**GOAL OF THE EXERCISE:** Repeat every record exactly, but keep images out of the copy.

**DATASET EXTRACT:**

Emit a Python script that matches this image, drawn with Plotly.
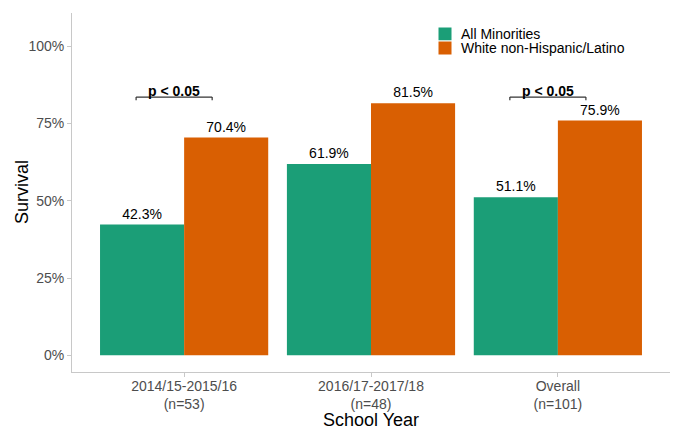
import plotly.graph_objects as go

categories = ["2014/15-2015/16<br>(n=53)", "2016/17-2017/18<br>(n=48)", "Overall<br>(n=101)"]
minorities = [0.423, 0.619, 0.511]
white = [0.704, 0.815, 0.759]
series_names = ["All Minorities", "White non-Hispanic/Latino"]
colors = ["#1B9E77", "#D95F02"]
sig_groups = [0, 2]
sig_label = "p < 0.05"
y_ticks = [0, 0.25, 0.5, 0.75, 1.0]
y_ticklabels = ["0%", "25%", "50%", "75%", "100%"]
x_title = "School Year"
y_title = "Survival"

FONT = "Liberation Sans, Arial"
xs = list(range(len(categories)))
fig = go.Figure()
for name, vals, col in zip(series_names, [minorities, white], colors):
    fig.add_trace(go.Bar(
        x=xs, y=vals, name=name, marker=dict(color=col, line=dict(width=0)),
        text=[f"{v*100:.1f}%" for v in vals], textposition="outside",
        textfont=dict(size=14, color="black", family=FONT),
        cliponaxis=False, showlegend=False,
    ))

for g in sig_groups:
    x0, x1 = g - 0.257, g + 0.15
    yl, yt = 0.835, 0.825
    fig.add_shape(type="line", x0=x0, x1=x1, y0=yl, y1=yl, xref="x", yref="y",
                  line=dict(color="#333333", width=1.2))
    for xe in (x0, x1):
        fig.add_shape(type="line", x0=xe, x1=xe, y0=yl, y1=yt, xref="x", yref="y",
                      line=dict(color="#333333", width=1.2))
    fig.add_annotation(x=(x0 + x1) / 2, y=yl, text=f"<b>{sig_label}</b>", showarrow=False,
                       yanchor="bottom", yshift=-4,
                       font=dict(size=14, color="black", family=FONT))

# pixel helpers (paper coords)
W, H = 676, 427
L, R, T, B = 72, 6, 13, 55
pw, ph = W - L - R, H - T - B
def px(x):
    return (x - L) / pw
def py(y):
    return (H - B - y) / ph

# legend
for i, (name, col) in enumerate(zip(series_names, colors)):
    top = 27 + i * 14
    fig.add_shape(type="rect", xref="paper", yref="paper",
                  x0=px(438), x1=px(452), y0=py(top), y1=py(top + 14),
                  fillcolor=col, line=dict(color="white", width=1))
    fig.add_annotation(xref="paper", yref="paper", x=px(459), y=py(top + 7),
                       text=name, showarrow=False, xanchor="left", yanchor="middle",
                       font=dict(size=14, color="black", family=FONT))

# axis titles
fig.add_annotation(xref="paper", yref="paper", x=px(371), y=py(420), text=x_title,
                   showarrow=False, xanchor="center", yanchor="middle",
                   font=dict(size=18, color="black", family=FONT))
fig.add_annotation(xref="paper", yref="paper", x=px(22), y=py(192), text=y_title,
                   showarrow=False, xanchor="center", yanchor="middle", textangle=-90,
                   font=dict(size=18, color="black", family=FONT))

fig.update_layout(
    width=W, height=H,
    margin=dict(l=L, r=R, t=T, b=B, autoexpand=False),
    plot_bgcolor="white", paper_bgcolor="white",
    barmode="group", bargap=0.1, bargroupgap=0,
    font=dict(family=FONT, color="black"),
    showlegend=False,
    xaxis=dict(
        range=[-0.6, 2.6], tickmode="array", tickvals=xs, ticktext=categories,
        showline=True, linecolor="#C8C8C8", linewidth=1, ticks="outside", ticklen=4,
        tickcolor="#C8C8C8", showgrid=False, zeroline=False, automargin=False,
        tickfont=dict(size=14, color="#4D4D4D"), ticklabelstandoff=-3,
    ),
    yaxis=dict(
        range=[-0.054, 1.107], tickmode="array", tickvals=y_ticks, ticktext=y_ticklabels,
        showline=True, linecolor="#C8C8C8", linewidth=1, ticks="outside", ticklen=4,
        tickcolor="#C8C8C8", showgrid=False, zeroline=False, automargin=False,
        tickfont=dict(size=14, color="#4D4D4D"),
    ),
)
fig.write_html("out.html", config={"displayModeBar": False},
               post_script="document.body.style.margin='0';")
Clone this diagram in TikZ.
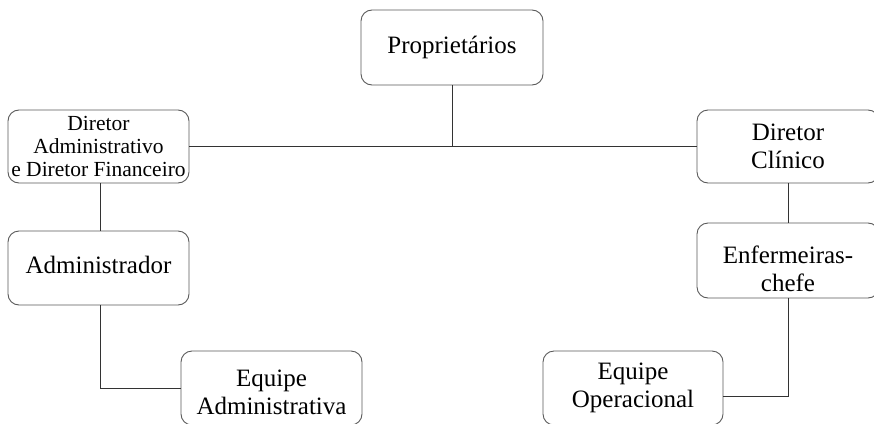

**WRITTEN ANSWER:**
Emit a Python script that matches this image, drawn with Plotly.
import plotly.graph_objects as go

categories = ["2014/15-2015/16<br>(n=53)", "2016/17-2017/18<br>(n=48)", "Overall<br>(n=101)"]
minorities = [0.423, 0.619, 0.511]
white = [0.704, 0.815, 0.759]
series_names = ["All Minorities", "White non-Hispanic/Latino"]
colors = ["#1B9E77", "#D95F02"]
sig_groups = [0, 2]
sig_label = "p < 0.05"
y_ticks = [0, 0.25, 0.5, 0.75, 1.0]
y_ticklabels = ["0%", "25%", "50%", "75%", "100%"]
x_title = "School Year"
y_title = "Survival"

FONT = "Liberation Sans, Arial"
xs = list(range(len(categories)))
fig = go.Figure()
for name, vals, col in zip(series_names, [minorities, white], colors):
    fig.add_trace(go.Bar(
        x=xs, y=vals, name=name, marker=dict(color=col, line=dict(width=0)),
        text=[f"{v*100:.1f}%" for v in vals], textposition="outside",
        textfont=dict(size=14, color="black", family=FONT),
        cliponaxis=False, showlegend=False,
    ))

for g in sig_groups:
    x0, x1 = g - 0.257, g + 0.15
    yl, yt = 0.835, 0.825
    fig.add_shape(type="line", x0=x0, x1=x1, y0=yl, y1=yl, xref="x", yref="y",
                  line=dict(color="#333333", width=1.2))
    for xe in (x0, x1):
        fig.add_shape(type="line", x0=xe, x1=xe, y0=yl, y1=yt, xref="x", yref="y",
                      line=dict(color="#333333", width=1.2))
    fig.add_annotation(x=(x0 + x1) / 2, y=yl, text=f"<b>{sig_label}</b>", showarrow=False,
                       yanchor="bottom", yshift=-4,
                       font=dict(size=14, color="black", family=FONT))

# pixel helpers (paper coords)
W, H = 676, 427
L, R, T, B = 72, 6, 13, 55
pw, ph = W - L - R, H - T - B
def px(x):
    return (x - L) / pw
def py(y):
    return (H - B - y) / ph

# legend
for i, (name, col) in enumerate(zip(series_names, colors)):
    top = 27 + i * 14
    fig.add_shape(type="rect", xref="paper", yref="paper",
                  x0=px(438), x1=px(452), y0=py(top), y1=py(top + 14),
                  fillcolor=col, line=dict(color="white", width=1))
    fig.add_annotation(xref="paper", yref="paper", x=px(459), y=py(top + 7),
                       text=name, showarrow=False, xanchor="left", yanchor="middle",
                       font=dict(size=14, color="black", family=FONT))

# axis titles
fig.add_annotation(xref="paper", yref="paper", x=px(371), y=py(420), text=x_title,
                   showarrow=False, xanchor="center", yanchor="middle",
                   font=dict(size=18, color="black", family=FONT))
fig.add_annotation(xref="paper", yref="paper", x=px(22), y=py(192), text=y_title,
                   showarrow=False, xanchor="center", yanchor="middle", textangle=-90,
                   font=dict(size=18, color="black", family=FONT))

fig.update_layout(
    width=W, height=H,
    margin=dict(l=L, r=R, t=T, b=B, autoexpand=False),
    plot_bgcolor="white", paper_bgcolor="white",
    barmode="group", bargap=0.1, bargroupgap=0,
    font=dict(family=FONT, color="black"),
    showlegend=False,
    xaxis=dict(
        range=[-0.6, 2.6], tickmode="array", tickvals=xs, ticktext=categories,
        showline=True, linecolor="#C8C8C8", linewidth=1, ticks="outside", ticklen=4,
        tickcolor="#C8C8C8", showgrid=False, zeroline=False, automargin=False,
        tickfont=dict(size=14, color="#4D4D4D"), ticklabelstandoff=-3,
    ),
    yaxis=dict(
        range=[-0.054, 1.107], tickmode="array", tickvals=y_ticks, ticktext=y_ticklabels,
        showline=True, linecolor="#C8C8C8", linewidth=1, ticks="outside", ticklen=4,
        tickcolor="#C8C8C8", showgrid=False, zeroline=False, automargin=False,
        tickfont=dict(size=14, color="#4D4D4D"),
    ),
)
fig.write_html("out.html", config={"displayModeBar": False},
               post_script="document.body.style.margin='0';")
Clone this diagram in TikZ.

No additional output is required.